ユースケース	参照画像	プロンプトテンプレート	例
制御されたカスタマイズ	フリーハンドマップ（1）	`scribble map [1]` に沿って画像を生成してください。説明は次のとおりです。「${STYLE_PROMPT} ${PROMPT}」	`scribble map [1]` に沿って画像を生成してください。説明は次のとおりです。「画像は、ゆったりとした筆致の印象派の油絵のスタイルにする必要があります。」自然光が差し込む雰囲気で、筆の跡が目立ちます。車の側面図。車は濡れて反射する路面に駐車しており、水たまりに街の光が反射している。
制御されたカスタマイズ	Canny 制御画像（1）	`edge map [1]` に沿って画像を生成してください。説明は次のとおりです。「${STYLE_PROMPT} ${PROMPT}」	`edge map [1]` に沿って画像を生成してください。説明は次のとおりです。「この画像は、印象派の油絵のスタイルで、ゆったりとした筆遣いで描かれている。」自然光が差し込む雰囲気で、筆の跡が目立ちます。車の側面図。車は濡れて反射する路面に駐車しており、水たまりに街の光が反射している。
FaceMesh 入力による人物画像のスタイル化	被写体画像（1 ～ 3） FaceMesh 制御画像（1）	`SUBJECT_DESCRIPTION [1]` に関する画像を `CONTROL_IMAGE [2]` のポーズで説明に合うように作成してください。「`SUBJECT_DESCRIPTION [1]` のポートレイト。${PROMPT}。」	`a woman with short hair [1]` に関する画像を `control image [2]` のポーズで説明に合うように作成してください。「背景がぼやけた 3D アニメスタイルの `a woman with short hair [1]` のポートレート。かわいらしくて愛らしいキャラクター、笑顔、カメラ目線、パステルカラーのトーン ...
FaceMesh 入力による人物画像のスタイル化	被写体画像（1 ～ 3） FaceMesh 制御画像（1）	`SUBJECT_DESCRIPTION [1]` に関する ${STYLE_PROMPT} 画像を `CONTROL_IMAGE [2]` のポーズで説明に合うように作成してください。「`SUBJECT_DESCRIPTION [1]` のポートレイト。${PROMPT}。」	`a woman with short hair [1]` に関する 3D アニメスタイルの画像を `control image [2]` のポーズで説明に合うように作成してください。「背景がぼやけた 3D アニメスタイルの `a woman with short hair [1]` のポートレート。かわいらしくて愛らしいキャラクター、笑顔、カメラ目線、パステルカラーのトーン ...

ベストプラクティスと制限事項

ユースケース

カスタマイズ機能では、フリースタイルプロンプトを使用できます。これにより、モデルがトレーニングされた以上のことができるという印象を与える可能性があります。以降のセクションでは、カスタマイズの想定されるユースケースと、想定外のユースケースの例について説明します。

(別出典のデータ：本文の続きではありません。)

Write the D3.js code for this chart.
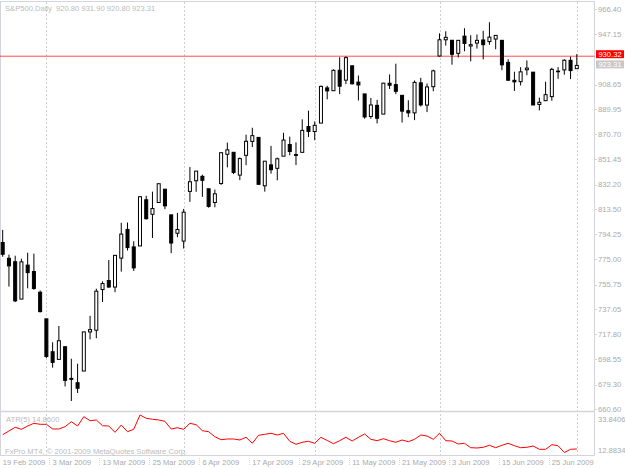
<!DOCTYPE html>
<html>
<head>
<meta charset="utf-8">
<script src="https://cdn.jsdelivr.net/npm/d3@7"></script>
<style>
body { margin: 0; background: #fff; }
svg { display: block; font-family: "Liberation Sans", Arial, sans-serif; }
</style>
</head>
<body>
<svg id="svg"></svg>
<script>
var width = 625, height = 469;

// chart data
var symbol = "S&P500,Daily";
var dates = ["2009-02-19","2009-02-20","2009-02-23","2009-02-24","2009-02-25","2009-02-26","2009-02-27",
	"2009-03-02","2009-03-03","2009-03-04","2009-03-05","2009-03-06","2009-03-09","2009-03-10","2009-03-11",
	"2009-03-12","2009-03-13","2009-03-16","2009-03-17","2009-03-18","2009-03-19","2009-03-20","2009-03-23",
	"2009-03-24","2009-03-25","2009-03-26","2009-03-27","2009-03-30","2009-03-31","2009-04-01","2009-04-02",
	"2009-04-03","2009-04-06","2009-04-07","2009-04-08","2009-04-09","2009-04-13","2009-04-14","2009-04-15",
	"2009-04-16","2009-04-17","2009-04-20","2009-04-21","2009-04-22","2009-04-23","2009-04-24","2009-04-27",
	"2009-04-28","2009-04-29","2009-04-30","2009-05-01","2009-05-04","2009-05-05","2009-05-06","2009-05-07",
	"2009-05-08","2009-05-11","2009-05-12","2009-05-13","2009-05-14","2009-05-15","2009-05-18","2009-05-19",
	"2009-05-20","2009-05-21","2009-05-22","2009-05-26","2009-05-27","2009-05-28","2009-05-29","2009-06-01",
	"2009-06-02","2009-06-03","2009-06-04","2009-06-05","2009-06-08","2009-06-09","2009-06-10","2009-06-11",
	"2009-06-12","2009-06-15","2009-06-16","2009-06-17","2009-06-18","2009-06-19","2009-06-22","2009-06-23",
	"2009-06-24","2009-06-25","2009-06-26","2009-06-29","2009-06-30","2009-07-01"];

var open = [787.91,775.87,773.25,744.69,770.64,765.76,749.93,
	729.57,704.44,698.60,708.27,684.04,680.76,689.70,719.59,720.89,751.97,758.84,753.88,776.01,797.92,784.58,
	785.30,820.60,809.50,818.50,828.68,809.07,795.00,
	789.00,827.00,835.13,838.50,829.00,818.50,833.00,855.33,856.88,839.44,854.54,865.18,868.27,831.25,847.26,
	844.62,853.91,862.82,854.48,856.85,876.59,
	872.74,879.21,906.10,903.95,919.58,912.00,922.99,910.52,901.50,884.24,892.76,886.07,909.67,908.62,900.42,
	888.68,887.00,909.95,892.96,907.02,
	930.50,942.87,942.51,932.49,945.67,938.12,940.35,942.73,941.50,943.44,942.45,925.60,911.89,910.86,919.96,
	918.13,893.46,896.31,899.45,918.84,919.86,927.15,920.80];

var high = [797.58,778.69,777.85,775.49,780.12,779.42,751.27,
	729.57,711.67,724.12,708.27,699.09,695.27,719.60,731.92,752.63,758.29,774.53,778.12,803.04,803.24,788.91,
	823.37,823.65,826.78,832.98,828.68,809.07,810.48,
	813.62,845.61,842.50,839.75,829.00,828.42,856.91,864.31,856.88,852.93,870.35,875.63,868.27,850.09,861.78,
	852.87,871.80,868.83,864.48,882.06,888.70,
	880.48,907.85,907.70,920.28,929.58,930.17,922.99,915.57,901.50,898.36,896.97,910.00,916.39,924.60,900.42,
	896.65,911.76,913.84,909.45,920.02,
	947.77,949.38,942.51,942.47,951.69,946.33,946.92,949.77,956.23,946.30,942.45,928.00,918.44,921.93,927.09,
	918.13,898.69,910.85,921.42,922.00,927.99,930.01,931.90];

var low = [777.03,754.25,742.37,744.69,752.89,751.75,734.52,
	699.70,692.30,698.60,677.93,666.79,672.88,689.70,713.85,714.76,742.46,753.37,749.93,765.64,781.82,766.20,
	785.30,805.48,791.37,818.50,813.43,779.81,792.00,
	783.32,819.00,826.70,822.79,814.53,814.84,832.00,845.35,840.25,835.58,847.04,860.87,832.39,826.83,840.57,
	835.45,853.91,854.65,847.12,856.85,868.51,
	866.10,879.21,897.34,903.95,901.36,909.03,908.68,896.46,882.52,882.52,878.94,886.07,905.22,901.37,879.61,
	883.75,881.46,891.87,887.60,903.56,
	930.00,938.46,923.85,929.32,934.13,926.44,936.15,927.97,939.04,935.66,919.65,911.60,903.78,907.94,915.80,
	893.04,888.86,896.31,896.27,913.03,916.18,912.86,920.80];

var close = [778.94,770.05,743.33,773.14,764.90,752.83,735.09,
	700.82,696.33,712.87,682.55,683.38,676.53,719.60,721.36,750.74,756.55,753.89,778.12,794.35,784.04,768.54,
	822.92,806.12,813.88,832.86,815.94,787.53,797.87,
	811.08,834.38,842.50,835.48,815.55,825.16,856.56,858.73,841.50,852.06,865.30,869.60,832.39,850.08,843.55,
	851.92,866.23,857.51,855.16,873.64,872.81,
	877.52,907.24,903.80,919.53,907.39,929.23,909.24,908.35,883.92,893.07,882.88,909.71,908.13,903.47,888.33,
	887.00,910.33,893.06,906.83,919.14,
	942.87,944.74,931.76,942.46,940.09,939.14,942.43,939.15,944.89,946.21,923.72,911.97,910.71,918.37,921.23,
	893.04,895.10,900.94,920.26,918.90,927.23,919.32,923.31];

// ATR(5) line of the lower window
var atr = [22.83,24.90,26.97,25.85,27.69,29.20,28.64,28.64,26.02,26.02,27.30,30.10,27.69,32.89,30.66,31.05,
	27.86,27.69,24.17,28.25,24.51,25.85,33.84,32.00,31.44,31.05,30.32,26.02,26.74,25.85,29.20,28.42,25.07,
	24.51,21.71,20.04,20.43,20.43,19.87,21.38,18.03,22.50,23.06,23.61,22.66,23.61,19.14,17.47,18.58,19.14,
	18.03,21.38,19.59,17.80,19.48,21.38,19.31,21.38,23.22,20.26,19.48,20.60,19.48,18.58,19.87,18.92,20.26,
	22.66,22.10,20.26,23.61,19.48,19.31,17.63,18.03,15.57,15.40,15.79,16.91,15.57,16.91,18.03,16.68,15.57,
	15.79,16.52,14.67,14.67,17.24,16.68,12.88,14.67,14.86];
var atrName = "ATR(5)";
var atrTicks = [33.8406, 12.8834];

var priceTicks = [966.40, 947.15, 908.65, 889.95, 870.70, 851.45, 832.20, 813.50, 794.25,
	775.00, 755.75, 737.05, 717.80, 698.55, 679.30, 660.60];
var hLinePrice = 930.32;
var copyright = "FxPro MT4, \u00a9 2001-2009 MetaQuotes Software Corp.";

var svg = d3.select("#svg")
	.attr("width", width)
	.attr("height", height);

var parseTime = d3.timeParse("%Y-%m-%d");
var fmtDate = d3.timeFormat("%-d %b %Y");
var bars = dates.map(function(d, i) {
	return { i: i, date: parseTime(d), o: open[i], h: high[i], l: low[i], c: close[i] };
});

var x = d3.scaleLinear().domain([0, 92]).range([2.7, 576.8]);
var y = d3.scaleLinear().domain([660.6, 966.4]).range([409.1, 9]);
var ya = d3.scaleLinear().domain([12.8834, 33.8406]).range([452.5, 415]);

var axisX = 594.5, frameCol = "#d4d4dc", textCol = "#aaaaaa", fs = "7.6px";

svg.append("rect").attr("width", width).attr("height", height).attr("fill", "#fff");

// month separators (dashed grid)
var monthIdx = bars.filter(function(d, i) {
	return i > 0 && d.date.getMonth() != bars[i - 1].date.getMonth();
});
svg.append("g").selectAll("line")
	.data(monthIdx)
	.enter()
	.append("line")
	.attr("x1", function(d) { return Math.round(x(d.i)) + 0.5; })
	.attr("x2", function(d) { return Math.round(x(d.i)) + 0.5; })
	.attr("y1", 2).attr("y2", 455)
	.attr("stroke", "#cfcfcf")
	.attr("stroke-dasharray", "2,2");

// frames
var frame = svg.append("g").attr("stroke", frameCol).attr("fill", "none");
frame.append("line").attr("x1", 0).attr("x2", axisX).attr("y1", 1.5).attr("y2", 1.5);
frame.append("line").attr("x1", 0.5).attr("x2", 0.5).attr("y1", 1.5).attr("y2", 455.5);
frame.append("line").attr("x1", axisX).attr("x2", axisX).attr("y1", 1.5).attr("y2", 455.5);
frame.append("line").attr("x1", 0).attr("x2", axisX).attr("y1", 411.5).attr("y2", 411.5).attr("stroke-width", 1.6);
frame.append("line").attr("x1", 0).attr("x2", axisX).attr("y1", 455.5).attr("y2", 455.5);

// horizontal line object
svg.append("line")
	.attr("x1", 0).attr("x2", axisX)
	.attr("y1", y(hLinePrice)).attr("y2", y(hLinePrice))
	.attr("stroke", "#ff0000").attr("stroke-opacity", 0.7);

// candles
var candle = svg.append("g").selectAll(".candle")
	.data(bars)
	.enter()
	.append("g")
	.attr("class", "candle");

candle.append("line")
	.attr("x1", function(d) { return x(d.i); })
	.attr("x2", function(d) { return x(d.i); })
	.attr("y1", function(d) { return y(d.h); })
	.attr("y2", function(d) { return y(d.l); })
	.attr("stroke", "#000");

candle.append("rect")
	.attr("x", function(d) { return x(d.i) - 1.5; })
	.attr("width", 3)
	.attr("y", function(d) { return y(Math.max(d.o, d.c)); })
	.attr("height", function(d) { return Math.max(0.6, Math.abs(y(d.o) - y(d.c))); })
	.attr("fill", function(d) { return d.c >= d.o ? "#fff" : "#000"; })
	.attr("stroke", "#000");

// ATR line
svg.append("path")
	.datum(atr)
	.attr("fill", "none")
	.attr("stroke", "#ff0000")
	.attr("stroke-width", 1)
	.attr("d", d3.line()
		.x(function(d, i) { return x(i); })
		.y(function(d) { return ya(d); }));

// price axis
var pa = svg.append("g").attr("font-size", fs).attr("fill", textCol);
pa.selectAll("text")
	.data(priceTicks)
	.enter()
	.append("text")
	.attr("x", 598)
	.attr("y", function(d) { return y(d); })
	.attr("dy", "0.35em")
	.text(d3.format(".2f"));
pa.selectAll("line")
	.data(priceTicks)
	.enter()
	.append("line")
	.attr("x1", axisX).attr("x2", 597)
	.attr("y1", function(d) { return Math.round(y(d)) + 0.5; })
	.attr("y2", function(d) { return Math.round(y(d)) + 0.5; })
	.attr("stroke", frameCol);

pa.selectAll(".atrtick")
	.data(atrTicks)
	.enter()
	.append("text")
	.attr("x", 598)
	.attr("y", function(d, i) { return i == 0 ? 419 : 450; })
	.attr("dy", "0.35em")
	.text(d3.format(".4f"));

// price boxes: line object and last bid
var last = bars[bars.length - 1];
var boxes = [
	{ v: hLinePrice, fill: "#ff0000", cy: y(hLinePrice) - 2 },
	{ v: last.c, fill: "#c8c8c8", cy: y(last.c) - 1 }
];
var bx = svg.append("g").selectAll("g").data(boxes).enter().append("g");
bx.append("rect")
	.attr("x", 596).attr("width", 28)
	.attr("y", function(d) { return d.cy - 4; })
	.attr("height", 8)
	.attr("fill", function(d) { return d.fill; });
bx.append("text")
	.attr("x", 610).attr("y", function(d) { return d.cy; })
	.attr("dy", "0.35em")
	.attr("text-anchor", "middle")
	.attr("font-size", fs)
	.attr("fill", "#fff")
	.text(function(d) { return d3.format(".2f")(d.v); });

// time axis
var ticks = bars.filter(function(d) { return d.i % 8 == 0; });
var ta = svg.append("g").attr("font-size", fs).attr("fill", textCol);
ta.selectAll("text")
	.data(ticks)
	.enter()
	.append("text")
	.attr("x", function(d) { return x(d.i); })
	.attr("y", 465)
	.text(function(d) { return fmtDate(d.date); });
ta.selectAll("line")
	.data(ticks.slice(1))
	.enter()
	.append("line")
	.attr("x1", function(d) { return Math.round(x(d.i) - 3.3) + 0.5; })
	.attr("x2", function(d) { return Math.round(x(d.i) - 3.3) + 0.5; })
	.attr("y1", 458).attr("y2", 466)
	.attr("stroke", frameCol)
	.attr("stroke-dasharray", "1,1");

// window captions
var f = d3.format(".2f");
svg.append("text")
	.attr("x", 5).attr("y", 10.5)
	.attr("font-size", fs).attr("fill", "#bbbbbb")
	.attr("xml:space", "preserve")
	.text(symbol + "  " + [last.o, last.h, last.l, last.c].map(f).join(" "));
svg.append("text")
	.attr("x", 6).attr("y", 422)
	.attr("font-size", fs).attr("fill", "#bbbbbb")
	.text(atrName + " " + d3.format(".4f")(atr[atr.length - 1]));
svg.append("text")
	.attr("x", 5).attr("y", 454)
	.attr("font-size", fs).attr("fill", "#bbbbbb")
	.text(copyright);
</script>
</body>
</html>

この機能は、想定されたユースケースで使用することをおすすめします。これらのユースケースでモデルをトレーニングしており、優れた結果が得られることが期待されるためです。逆に、想定したユースケース以外のことをモデルに実行させようとしても、良い結果は期待できません。

想定されるユースケース

以下は、想定されるユースケースです。コントロールに基づくカスタマイズを想定しています。

プロンプトと Canny エッジ制御画像に従った画像を生成します。
プロンプトと落書き画像に沿った画像を生成します。
顔の表情を保持しながら人物の写真をスタイル化する。

想定外のユースケースの例

以下に、コントロールに基づくカスタマイズの想定外のユースケースの例をいくつか示します。このモデルはこれらのユースケース用にトレーニングされていないため、結果が不十分になる可能性があります。

プロンプトで指定されたスタイルを使用して画像を生成します。
参照画像で指定された特定のスタイルに沿ってテキストから画像を生成し、制御画像を使用して画像構成をある程度制御する。
参照画像で指定された特定のスタイルに沿ってテキストから画像を生成し、コントロールスケッチを使用して画像構図をある程度制御する。
参照画像で指定された特定のスタイルに沿ってテキストから画像を生成し、制御画像を使用して画像構図をある程度制御する。画像に写っている人物が特定の表情をしている。
2 人以上の人物の写真をスタイル化し、その人物の表情を保持する。
ペットの写真をスタイル化して絵画風に変換する。画像の構成（水彩など）を保持または指定します。